§ **Instructions for the task**
Skip every picture, and extract verbatim the lines from the line containing "What Bokeh code" to the line containing "from bokeh.resources import INLINE", both lines included.

§ **Record set**

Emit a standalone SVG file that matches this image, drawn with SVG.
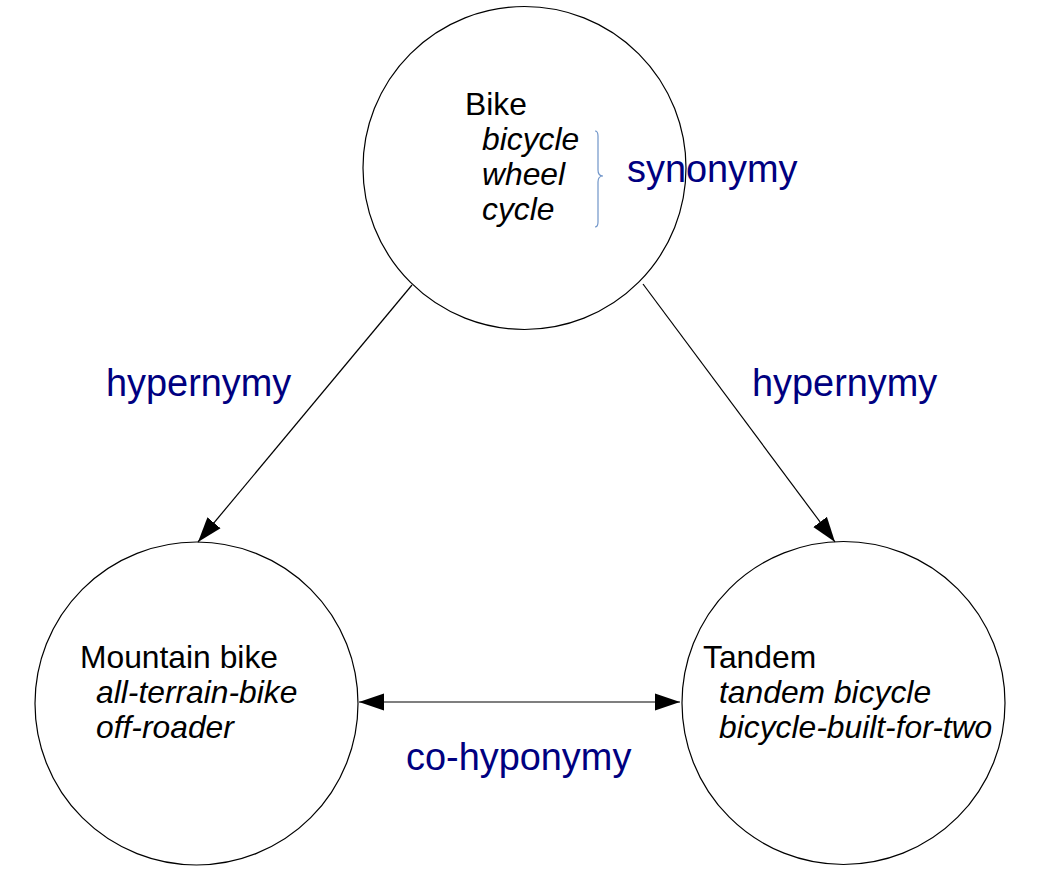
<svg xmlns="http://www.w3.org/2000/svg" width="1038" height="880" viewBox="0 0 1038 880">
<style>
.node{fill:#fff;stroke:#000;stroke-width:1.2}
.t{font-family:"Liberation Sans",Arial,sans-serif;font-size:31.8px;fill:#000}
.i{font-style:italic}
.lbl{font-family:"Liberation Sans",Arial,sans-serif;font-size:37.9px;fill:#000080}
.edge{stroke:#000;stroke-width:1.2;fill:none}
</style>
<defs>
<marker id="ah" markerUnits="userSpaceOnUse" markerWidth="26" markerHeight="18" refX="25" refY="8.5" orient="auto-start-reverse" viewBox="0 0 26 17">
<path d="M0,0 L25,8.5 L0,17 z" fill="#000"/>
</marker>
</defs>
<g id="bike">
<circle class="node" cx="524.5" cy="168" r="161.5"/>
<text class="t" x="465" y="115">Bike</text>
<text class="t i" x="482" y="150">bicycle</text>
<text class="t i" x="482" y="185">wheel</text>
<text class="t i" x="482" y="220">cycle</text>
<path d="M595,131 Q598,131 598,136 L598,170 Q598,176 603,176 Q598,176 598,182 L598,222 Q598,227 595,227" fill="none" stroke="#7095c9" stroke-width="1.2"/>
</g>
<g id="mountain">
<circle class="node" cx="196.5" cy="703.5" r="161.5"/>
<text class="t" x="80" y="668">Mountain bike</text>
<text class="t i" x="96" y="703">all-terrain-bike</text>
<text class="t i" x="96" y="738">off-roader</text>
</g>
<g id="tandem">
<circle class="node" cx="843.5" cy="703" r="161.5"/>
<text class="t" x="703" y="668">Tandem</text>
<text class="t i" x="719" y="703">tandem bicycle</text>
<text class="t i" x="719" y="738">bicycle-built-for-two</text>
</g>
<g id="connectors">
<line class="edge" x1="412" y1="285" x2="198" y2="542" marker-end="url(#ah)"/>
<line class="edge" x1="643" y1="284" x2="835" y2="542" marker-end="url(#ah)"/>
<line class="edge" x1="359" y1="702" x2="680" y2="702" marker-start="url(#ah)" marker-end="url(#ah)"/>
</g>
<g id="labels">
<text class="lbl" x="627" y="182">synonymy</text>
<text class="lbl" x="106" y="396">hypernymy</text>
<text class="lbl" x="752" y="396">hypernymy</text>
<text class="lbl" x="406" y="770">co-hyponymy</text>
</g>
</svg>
...
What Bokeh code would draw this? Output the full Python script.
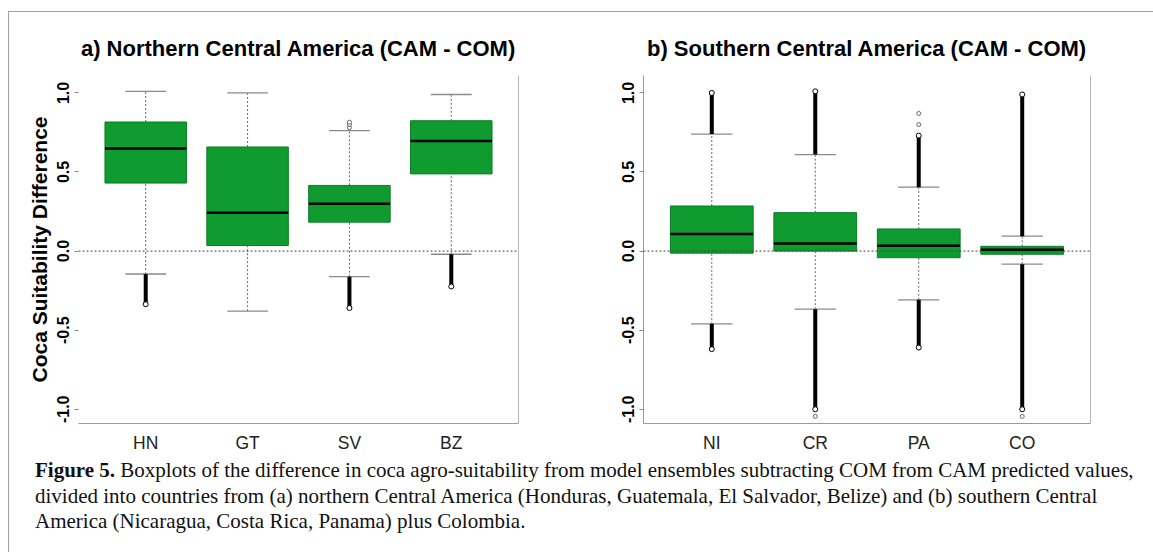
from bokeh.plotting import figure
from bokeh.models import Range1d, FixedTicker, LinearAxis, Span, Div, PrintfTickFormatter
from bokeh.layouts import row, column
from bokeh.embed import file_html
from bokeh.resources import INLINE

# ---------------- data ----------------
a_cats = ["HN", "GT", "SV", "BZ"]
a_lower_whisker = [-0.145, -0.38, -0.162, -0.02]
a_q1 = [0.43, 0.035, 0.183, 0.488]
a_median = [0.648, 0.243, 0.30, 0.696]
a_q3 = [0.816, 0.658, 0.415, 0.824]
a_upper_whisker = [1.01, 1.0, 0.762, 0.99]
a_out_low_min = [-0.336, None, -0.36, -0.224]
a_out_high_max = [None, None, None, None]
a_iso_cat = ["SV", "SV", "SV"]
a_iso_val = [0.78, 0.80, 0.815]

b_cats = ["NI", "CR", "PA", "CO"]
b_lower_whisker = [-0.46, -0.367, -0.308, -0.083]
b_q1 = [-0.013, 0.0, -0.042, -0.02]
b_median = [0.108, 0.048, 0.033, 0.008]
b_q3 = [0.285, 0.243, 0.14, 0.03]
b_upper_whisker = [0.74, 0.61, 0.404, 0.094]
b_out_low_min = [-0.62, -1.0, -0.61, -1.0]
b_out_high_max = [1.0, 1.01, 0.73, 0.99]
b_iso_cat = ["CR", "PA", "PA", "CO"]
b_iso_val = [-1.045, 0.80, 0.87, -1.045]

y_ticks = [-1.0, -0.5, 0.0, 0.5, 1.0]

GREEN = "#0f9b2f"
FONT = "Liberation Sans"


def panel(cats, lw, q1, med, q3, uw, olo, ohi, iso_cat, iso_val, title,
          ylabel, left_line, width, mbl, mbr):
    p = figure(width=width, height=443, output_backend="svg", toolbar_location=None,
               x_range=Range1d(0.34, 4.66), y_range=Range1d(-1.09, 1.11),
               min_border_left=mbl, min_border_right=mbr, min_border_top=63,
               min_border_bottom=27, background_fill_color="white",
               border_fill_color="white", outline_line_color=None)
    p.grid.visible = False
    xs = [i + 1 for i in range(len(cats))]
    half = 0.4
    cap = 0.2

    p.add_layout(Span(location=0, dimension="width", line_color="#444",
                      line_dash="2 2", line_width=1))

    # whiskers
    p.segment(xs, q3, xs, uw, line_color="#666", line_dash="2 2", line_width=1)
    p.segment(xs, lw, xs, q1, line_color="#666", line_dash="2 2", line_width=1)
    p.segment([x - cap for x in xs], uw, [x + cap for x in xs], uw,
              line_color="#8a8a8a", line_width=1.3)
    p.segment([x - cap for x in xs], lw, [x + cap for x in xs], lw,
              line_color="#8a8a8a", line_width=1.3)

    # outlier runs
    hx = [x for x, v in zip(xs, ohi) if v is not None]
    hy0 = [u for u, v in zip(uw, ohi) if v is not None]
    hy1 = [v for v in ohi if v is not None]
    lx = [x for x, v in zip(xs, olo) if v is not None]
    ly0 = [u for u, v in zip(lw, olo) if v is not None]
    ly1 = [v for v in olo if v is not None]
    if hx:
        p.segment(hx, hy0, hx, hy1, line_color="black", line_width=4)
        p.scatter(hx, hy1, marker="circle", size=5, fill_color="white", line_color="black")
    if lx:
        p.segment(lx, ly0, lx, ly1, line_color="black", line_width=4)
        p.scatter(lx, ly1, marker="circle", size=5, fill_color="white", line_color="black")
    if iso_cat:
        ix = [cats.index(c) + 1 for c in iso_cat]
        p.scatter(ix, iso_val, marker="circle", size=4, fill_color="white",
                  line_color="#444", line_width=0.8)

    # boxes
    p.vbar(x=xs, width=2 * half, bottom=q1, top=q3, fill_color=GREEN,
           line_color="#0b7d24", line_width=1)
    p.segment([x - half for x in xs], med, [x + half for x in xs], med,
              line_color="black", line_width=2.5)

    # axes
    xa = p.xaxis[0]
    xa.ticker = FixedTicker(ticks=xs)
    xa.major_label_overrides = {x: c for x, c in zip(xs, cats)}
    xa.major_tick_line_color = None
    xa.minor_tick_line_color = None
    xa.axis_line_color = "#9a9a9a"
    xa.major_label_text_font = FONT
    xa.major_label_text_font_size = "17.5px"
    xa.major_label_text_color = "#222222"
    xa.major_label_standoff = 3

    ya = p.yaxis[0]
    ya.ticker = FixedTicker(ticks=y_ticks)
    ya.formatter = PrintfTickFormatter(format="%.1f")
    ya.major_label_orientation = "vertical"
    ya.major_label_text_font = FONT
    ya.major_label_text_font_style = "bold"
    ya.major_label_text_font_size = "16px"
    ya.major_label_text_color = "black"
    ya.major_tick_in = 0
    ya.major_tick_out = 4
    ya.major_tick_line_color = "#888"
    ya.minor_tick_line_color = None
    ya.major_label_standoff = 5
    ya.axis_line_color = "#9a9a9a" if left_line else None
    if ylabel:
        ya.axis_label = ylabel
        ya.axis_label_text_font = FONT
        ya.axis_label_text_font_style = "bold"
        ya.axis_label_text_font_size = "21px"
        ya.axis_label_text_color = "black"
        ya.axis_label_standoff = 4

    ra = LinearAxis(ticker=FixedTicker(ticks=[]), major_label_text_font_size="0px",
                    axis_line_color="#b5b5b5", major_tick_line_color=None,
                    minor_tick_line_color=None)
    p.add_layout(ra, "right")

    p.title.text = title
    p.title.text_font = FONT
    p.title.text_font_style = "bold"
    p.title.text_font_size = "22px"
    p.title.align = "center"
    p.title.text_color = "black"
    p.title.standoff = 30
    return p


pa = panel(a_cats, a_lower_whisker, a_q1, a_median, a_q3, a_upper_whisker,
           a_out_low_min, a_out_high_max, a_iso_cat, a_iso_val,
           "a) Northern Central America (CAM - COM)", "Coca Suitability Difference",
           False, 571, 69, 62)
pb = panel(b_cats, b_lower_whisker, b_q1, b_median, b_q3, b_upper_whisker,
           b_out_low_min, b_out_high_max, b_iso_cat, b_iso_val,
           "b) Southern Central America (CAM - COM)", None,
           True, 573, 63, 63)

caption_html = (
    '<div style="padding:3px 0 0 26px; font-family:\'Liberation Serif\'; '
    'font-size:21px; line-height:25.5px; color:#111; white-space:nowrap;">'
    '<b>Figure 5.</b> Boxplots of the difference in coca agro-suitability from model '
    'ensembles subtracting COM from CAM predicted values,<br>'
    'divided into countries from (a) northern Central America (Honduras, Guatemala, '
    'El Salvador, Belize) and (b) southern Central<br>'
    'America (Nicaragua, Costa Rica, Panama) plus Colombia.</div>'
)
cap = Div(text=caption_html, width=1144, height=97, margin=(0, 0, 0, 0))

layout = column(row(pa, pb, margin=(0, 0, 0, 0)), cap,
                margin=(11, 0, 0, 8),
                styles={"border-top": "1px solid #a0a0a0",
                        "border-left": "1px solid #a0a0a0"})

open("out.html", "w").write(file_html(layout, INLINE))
...
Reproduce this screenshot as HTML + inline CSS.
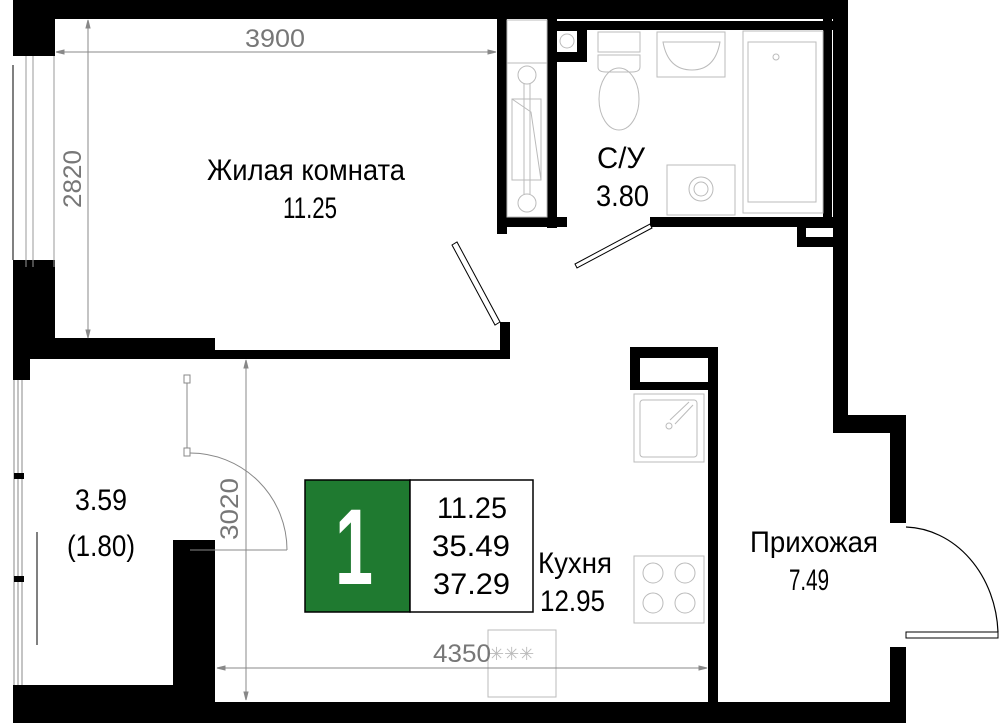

§ **Task solution**
What Bokeh code would draw this? Output the full Python script.
from bokeh.plotting import figure
from bokeh.models import Range1d, FixedTicker, LinearAxis, Span, Div, PrintfTickFormatter
from bokeh.layouts import row, column
from bokeh.embed import file_html
from bokeh.resources import INLINE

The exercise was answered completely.